A proposta não foi acolhida, não era o momento de uma conversação com os meninos. Do encontro do laboratório com o coordenador, surge um impasse: Qual é o efeito de oferecer a palavra à criança? Esta questão orientou todo o trabalho seguinte.

As reuniões passaram a acontecer com maior participação de profissionais da rede infanto-juvenil de Campinas: um abrigo municipal e um CAPSinfantil.

Na conversação, surgem perguntas:
Por que ofertar uma escuta para a criança pode ser tão delicado?
Como a palavra das crianças afeta as disciplinas?
E mais, as disciplinas[2] permitem ser afetadas pela palavra da criança?

A diferença de escutar uma mesma criança ou adolescente no abrigo e na instituição de saúde mental tornou-se, por um determinado tempo, questão central. Pôde-se localizar que a diferença reside na distinção de equipes e propósitos entre ambas as instituições.
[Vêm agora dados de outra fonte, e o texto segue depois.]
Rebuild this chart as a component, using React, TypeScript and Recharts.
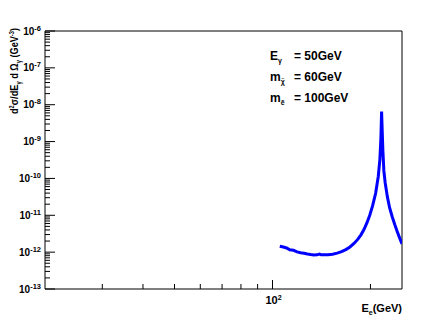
import React from "react";
import { LineChart, Line, XAxis, YAxis, ReferenceArea } from "recharts";

const energyGeV = [105.3, 108, 110.5, 113, 116, 119, 122, 125, 128, 131, 134, 137, 139.5, 141, 144, 148, 153, 158, 163, 168, 173, 178, 183, 187, 191, 195, 199, 203, 207.5, 211.4, 213.8, 215.3, 216.4, 217.4, 218.4, 219.9, 222, 225.4, 229, 233.4, 237.5, 241.8, 246, 250];
const crossSection = [1.45e-12, 1.38e-12, 1.3e-12, 1.16e-12, 1.12e-12, 1.02e-12, 9.6e-13, 9.3e-13, 8.9e-13, 8.6e-13, 8.4e-13, 8.45e-13, 8.9e-13, 8.5e-13, 8.5e-13, 8.55e-13, 8.8e-13, 9.4e-13, 1.03e-12, 1.17e-12, 1.38e-12, 1.72e-12, 2.25e-12, 2.95e-12, 4.1e-12, 6.2e-12, 1.0e-11, 1.8e-11, 4.0e-11, 1.15e-10, 3.3e-10, 1.2e-9, 6.5e-9, 1.8e-9, 5.5e-10, 1.6e-10, 7.5e-11, 3.2e-11, 1.6e-11, 9.0e-12, 5.6e-12, 3.6e-12, 2.4e-12, 1.68e-12];

const xTicks = [30, 40, 50, 60, 70, 80, 90, 100, 200];
const xMajorTicks = [100];
const yDecadeExponents = [-13, -12, -11, -10, -9, -8, -7, -6];
const legendLines = [
  { main: "E", sub: "γ", value: "= 50GeV" },
  { main: "m", sub: "χ̃", value: "= 60GeV" },
  { main: "m", sub: "ẽ", value: "= 100GeV" },
];

const data = energyGeV.map((e, i) => ({ e, v: crossSection[i] }));

const yTicks: number[] = [];
yDecadeExponents.forEach((ex) => {
  if (ex === -6) {
    yTicks.push(1e-6);
    return;
  }
  for (let m = 1; m <= 9; m++) yTicks.push(parseFloat((m * Math.pow(10, ex)).toPrecision(3)));
});

const FONT = "'Liberation Sans', Arial, Helvetica, sans-serif";

const YTick = (props: any) => {
  const { x, y, payload } = props;
  const v = payload.value;
  const lg = Math.log10(v);
  const ex = Math.round(lg);
  const major = Math.abs(lg - ex) < 1e-6;
  return (
    <g>
      <line x1={x} x2={x + (major ? 10 : 5)} y1={y} y2={y} stroke="#000" strokeWidth={1} />
      {major && (
        <text x={x - 4} y={y + 3.5} textAnchor="end" fontFamily={FONT} fontWeight="bold" fontSize={10} fill="#000">
          <tspan>10</tspan>
          <tspan dy={-4} fontSize={7.5}>{String(ex)}</tspan>
        </text>
      )}
    </g>
  );
};

const XTick = (props: any) => {
  const { x, y, payload } = props;
  const v = payload.value;
  const major = xMajorTicks.includes(v);
  return (
    <g>
      <line x1={x} x2={x} y1={y} y2={y - (major ? 9 : 5)} stroke="#000" strokeWidth={1} />
      {major && (
        <text x={x + 1} y={y + 15} textAnchor="middle" fontFamily={FONT} fontWeight="bold" fontSize={11} fill="#000">
          <tspan>10</tspan>
          <tspan dy={-4} fontSize={7}>{String(Math.round(Math.log10(v)))}</tspan>
        </text>
      )}
    </g>
  );
};

export default function App() {
  return (
    <div style={{ position: "absolute", left: 0, top: 0, width: 447, height: 321, background: "#fff" }}>
      <LineChart width={447} height={321} data={data} margin={{ top: 31, right: 45, bottom: 0, left: 0 }}>
        <XAxis
          dataKey="e"
          type="number"
          scale="log"
          domain={[20, 250]}
          allowDataOverflow
          ticks={xTicks}
          interval={0}
          tickSize={0}
          tickMargin={0}
          axisLine={false}
          tickLine={false}
          tick={<XTick />}
          height={32}
        />
        <YAxis
          type="number"
          scale="log"
          domain={[1e-13, 1e-6]}
          allowDataOverflow
          ticks={yTicks}
          interval={0}
          tickSize={0}
          tickMargin={0}
          axisLine={false}
          tickLine={false}
          tick={<YTick />}
          width={45}
        />
        <ReferenceArea x1={20} x2={250} y1={1e-13} y2={1e-6} fill="none" stroke="#000" strokeWidth={1} ifOverflow="visible" />
        <Line dataKey="v" stroke="#0000ff" strokeWidth={3} dot={false} type="linear" isAnimationActive={false} />
      </LineChart>
      <svg width={447} height={321} style={{ position: "absolute", left: 0, top: 0, pointerEvents: "none" }}>
        {legendLines.map((l, i) => (
          <text key={i} x={270} y={59.5 + i * 21} fontFamily={FONT} fontWeight="bold" fontSize={12} fill="#000">
            <tspan>{l.main}</tspan>
            <tspan dy={3} fontSize={7}>{l.sub}</tspan>
            <tspan x={294} dy={-3}>{l.value}</tspan>
          </text>
        ))}
        <text x={402} y={312} textAnchor="end" fontFamily={FONT} fontWeight="bold" fontSize={11} fill="#000">
          <tspan>E</tspan>
          <tspan dy={3} fontSize={7}>e</tspan>
          <tspan dy={-3}>(GeV)</tspan>
        </text>
        <text transform="rotate(-90)" x={-28} y={17.5} textAnchor="end" fontFamily={FONT} fontWeight="bold" fontSize={10.5} fill="#000" textLength={86} lengthAdjust="spacingAndGlyphs">
          <tspan>d</tspan>
          <tspan dy={-4} fontSize={6.5}>2</tspan>
          <tspan dy={4}>σ/dE</tspan>
          <tspan dy={3} fontSize={6.5}>γ</tspan>
          <tspan dy={-3}> d Ω</tspan>
          <tspan dy={3} fontSize={6.5}>γ</tspan>
          <tspan dy={-3}> (GeV</tspan>
          <tspan dy={-4} fontSize={6.5}>-3</tspan>
          <tspan dy={4}>)</tspan>
        </text>
      </svg>
    </div>
  );
}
O que move a escuta no abrigo? E no tratamento?

Algum tempo depois, os profissionais começaram a trazer, para as conversações, a experiência de assembleia implementada com as crianças. Dali, pode-se extrair os impasses vividos acerca daquilo que poderia ser falado no abrigo. Percebemos nas conversações que as falas das crianças muitas vezes angustiavam os adultos e esses tentavam achar respostas, dar soluções, pois difícil era sustentar um não saber.
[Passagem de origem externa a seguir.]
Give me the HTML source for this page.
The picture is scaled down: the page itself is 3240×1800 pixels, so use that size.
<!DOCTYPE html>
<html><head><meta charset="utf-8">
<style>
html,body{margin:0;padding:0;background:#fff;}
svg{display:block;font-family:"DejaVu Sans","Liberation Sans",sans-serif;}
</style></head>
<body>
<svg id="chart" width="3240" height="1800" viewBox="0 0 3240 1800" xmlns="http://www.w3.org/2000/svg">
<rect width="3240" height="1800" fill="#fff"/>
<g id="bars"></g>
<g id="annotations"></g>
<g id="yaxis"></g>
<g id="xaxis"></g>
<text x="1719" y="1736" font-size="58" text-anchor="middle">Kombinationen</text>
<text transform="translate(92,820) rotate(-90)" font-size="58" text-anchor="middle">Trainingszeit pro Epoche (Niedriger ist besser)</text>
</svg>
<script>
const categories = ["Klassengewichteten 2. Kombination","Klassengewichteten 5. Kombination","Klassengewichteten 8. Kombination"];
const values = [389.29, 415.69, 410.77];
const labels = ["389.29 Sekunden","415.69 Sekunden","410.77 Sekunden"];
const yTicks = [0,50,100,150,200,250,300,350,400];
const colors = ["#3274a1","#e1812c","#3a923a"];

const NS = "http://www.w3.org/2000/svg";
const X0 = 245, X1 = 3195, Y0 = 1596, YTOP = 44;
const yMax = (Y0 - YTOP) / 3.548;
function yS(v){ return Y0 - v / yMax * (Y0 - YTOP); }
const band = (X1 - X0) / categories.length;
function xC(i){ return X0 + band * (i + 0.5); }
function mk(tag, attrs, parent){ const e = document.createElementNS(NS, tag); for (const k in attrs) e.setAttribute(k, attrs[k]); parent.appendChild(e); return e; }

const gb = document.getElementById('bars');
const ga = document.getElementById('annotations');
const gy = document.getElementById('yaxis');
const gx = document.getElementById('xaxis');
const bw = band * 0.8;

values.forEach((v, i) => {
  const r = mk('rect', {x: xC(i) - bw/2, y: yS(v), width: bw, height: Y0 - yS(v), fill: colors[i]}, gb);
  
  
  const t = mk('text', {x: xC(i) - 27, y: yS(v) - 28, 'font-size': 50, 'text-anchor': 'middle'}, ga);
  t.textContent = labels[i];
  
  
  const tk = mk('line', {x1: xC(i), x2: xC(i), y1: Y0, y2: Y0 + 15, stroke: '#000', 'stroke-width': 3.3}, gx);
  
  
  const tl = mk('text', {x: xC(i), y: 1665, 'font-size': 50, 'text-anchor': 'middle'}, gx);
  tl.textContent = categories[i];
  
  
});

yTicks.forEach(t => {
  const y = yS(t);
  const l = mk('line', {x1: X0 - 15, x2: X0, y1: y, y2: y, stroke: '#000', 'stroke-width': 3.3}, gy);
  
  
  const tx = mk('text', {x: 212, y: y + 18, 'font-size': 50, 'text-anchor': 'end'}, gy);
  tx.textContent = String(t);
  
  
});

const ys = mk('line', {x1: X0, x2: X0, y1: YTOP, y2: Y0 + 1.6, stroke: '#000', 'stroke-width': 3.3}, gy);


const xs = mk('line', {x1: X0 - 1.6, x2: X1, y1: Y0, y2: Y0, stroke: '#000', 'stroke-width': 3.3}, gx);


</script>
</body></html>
O saber do adulto sobre a criança, o saber do médico, o saber do coordenador obstruíam a experiência em jogo de se interessar, todos ali, pelo que sabe a criança.
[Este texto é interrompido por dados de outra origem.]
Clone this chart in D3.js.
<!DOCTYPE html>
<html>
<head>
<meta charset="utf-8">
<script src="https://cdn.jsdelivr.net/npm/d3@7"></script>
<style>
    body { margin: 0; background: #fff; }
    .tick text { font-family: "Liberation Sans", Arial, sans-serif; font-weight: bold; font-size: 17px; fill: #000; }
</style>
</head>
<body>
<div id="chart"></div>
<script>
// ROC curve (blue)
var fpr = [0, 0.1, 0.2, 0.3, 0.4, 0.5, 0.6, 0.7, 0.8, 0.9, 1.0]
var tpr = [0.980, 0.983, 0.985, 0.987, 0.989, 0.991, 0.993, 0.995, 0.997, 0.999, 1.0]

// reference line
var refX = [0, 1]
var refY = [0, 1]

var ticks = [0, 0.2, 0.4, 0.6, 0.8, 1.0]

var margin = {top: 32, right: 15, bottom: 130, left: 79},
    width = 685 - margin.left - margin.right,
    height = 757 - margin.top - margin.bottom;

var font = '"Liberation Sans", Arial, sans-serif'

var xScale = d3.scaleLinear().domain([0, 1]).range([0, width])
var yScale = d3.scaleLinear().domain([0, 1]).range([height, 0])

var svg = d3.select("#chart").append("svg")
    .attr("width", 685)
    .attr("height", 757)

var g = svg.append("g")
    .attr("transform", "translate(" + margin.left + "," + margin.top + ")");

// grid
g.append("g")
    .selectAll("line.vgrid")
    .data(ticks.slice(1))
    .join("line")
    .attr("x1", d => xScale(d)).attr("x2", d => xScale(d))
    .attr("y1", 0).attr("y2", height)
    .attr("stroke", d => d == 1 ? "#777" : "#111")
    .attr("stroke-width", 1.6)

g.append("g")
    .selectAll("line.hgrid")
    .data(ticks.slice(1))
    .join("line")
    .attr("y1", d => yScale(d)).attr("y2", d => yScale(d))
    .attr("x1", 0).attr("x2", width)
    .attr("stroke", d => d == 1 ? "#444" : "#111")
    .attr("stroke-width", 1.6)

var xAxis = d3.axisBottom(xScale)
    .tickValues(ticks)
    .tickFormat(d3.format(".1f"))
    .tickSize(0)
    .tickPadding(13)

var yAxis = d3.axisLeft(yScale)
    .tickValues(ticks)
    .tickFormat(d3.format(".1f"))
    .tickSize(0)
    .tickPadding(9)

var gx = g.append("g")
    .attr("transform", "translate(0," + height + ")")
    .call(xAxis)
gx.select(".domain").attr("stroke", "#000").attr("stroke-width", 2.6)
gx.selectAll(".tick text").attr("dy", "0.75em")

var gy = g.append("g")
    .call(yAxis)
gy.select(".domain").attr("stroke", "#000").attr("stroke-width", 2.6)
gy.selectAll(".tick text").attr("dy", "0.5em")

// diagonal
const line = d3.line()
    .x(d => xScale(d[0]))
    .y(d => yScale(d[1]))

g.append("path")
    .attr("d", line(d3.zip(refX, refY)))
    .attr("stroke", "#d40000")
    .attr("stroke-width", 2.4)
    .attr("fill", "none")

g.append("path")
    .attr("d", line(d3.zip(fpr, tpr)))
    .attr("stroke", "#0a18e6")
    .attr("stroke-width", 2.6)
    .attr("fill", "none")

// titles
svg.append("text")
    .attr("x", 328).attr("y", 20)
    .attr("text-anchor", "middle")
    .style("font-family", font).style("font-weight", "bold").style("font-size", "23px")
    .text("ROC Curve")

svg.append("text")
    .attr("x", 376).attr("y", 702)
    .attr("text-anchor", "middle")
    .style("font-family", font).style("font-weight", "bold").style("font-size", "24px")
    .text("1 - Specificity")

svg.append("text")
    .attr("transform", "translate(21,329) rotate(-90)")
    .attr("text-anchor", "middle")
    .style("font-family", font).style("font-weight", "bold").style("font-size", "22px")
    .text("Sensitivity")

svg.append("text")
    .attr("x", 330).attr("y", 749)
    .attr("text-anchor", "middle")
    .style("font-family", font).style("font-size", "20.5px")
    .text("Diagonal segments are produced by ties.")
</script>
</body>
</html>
O “saber não saber” introduz um intervalo nas ações e rotinas das crianças. Operar a partir desse lugar vazio permitiu a abertura de perguntas entre elas, dando a possibilidade de construções de respostas autênticas e singulares.

Foi possível verificar que não obstruir o Real em jogo, trazido por cada criança ou jovem, também pode afetar diretamente os adultos. Deslocamento de impotência para interesse.

Ao invés de resolver, acompanhar o desdobramento de uma pergunta como esta: “o juiz vai deixar eu voltar pra minha mãe?”, tem diferença.

Quando nos colocamos neste lugar de escutar a criança, entra em jogo o adulto, o que foi traduzido por – escutar a criança pode significar para o adulto ter que sair de sua “zona de conforto”.

Neste caso, um pequeno deslizamento que pode resultar num interesse também inédito do profissional, querer saber sobre sua questão particular. Algo do diploma e do discurso das disciplinas instituído tanto no abrigo como no Capsi vacilou.

A escuta também requer uma disponibilidade de estar ao lado. Estar ao lado, em alguma medida, pode contribuir com a passagem de olhar para a criança como um objeto à possibilidade dela advir como sujeito com necessidades e também desejos.

Iuri Sarmento

A pergunta sobre quem tem a atribuição de escutar gera tensões. Seria a psicóloga do abrigo ou do Capsi a mais indicada para tal? Na conversação, relembrar o nome do laboratório permitiu localizar em tal questão o apagamento do saber da criança, do sujeito criança, quando não se percebe com quem ela quer falar ou para quem ela dirige suas palavras.

A aposta consiste em deixar, para a criança, inventar um saber sobre si. Abrir espaço com a criança para a pergunta: “com quem você quer falar sobre isso?” Mesmo que a criança não consiga responder… ela pode colocar perguntas, implicar-se com sua história e, porque não, também com o seu sintoma.

Essas foram as construções possíveis a partir do impasse levantado de entrada: “Qual é o efeito de oferecer a palavra à criança?”.

Percebemos também que se colocar disponível à escuta das crianças angustia. As respostas a essa angústia apareceram de maneira singular, desde buscar uma análise, mudar de área ou de posição, de cargo no trabalho da instituição, bem como recuar do laboratório, responder com um saber enrijecido e moral.

Mas, também há quem retorna e sustenta o trabalho a cada reunião do CIEN marcada, reiterando nossa aposta nesse dispositivo recém aberto.

Ao notar esse ponto – a angústia de escutar alguns temas trazidos pela criança ou adolescente – nasceu a ideia de utilizarmos o documentário de Mariana Otero “A Céu Aberto” como tela de fundo, que poderia abrir questões sobre o que é singular da criança em um trabalho orientado pela palavra.

O trabalho na cidade destacou a palavra como um giro possível ao que pode ser uma etiquetagem, deste trabalho novos integrantes se apresentaram para o laboratório, vivificando a aposta.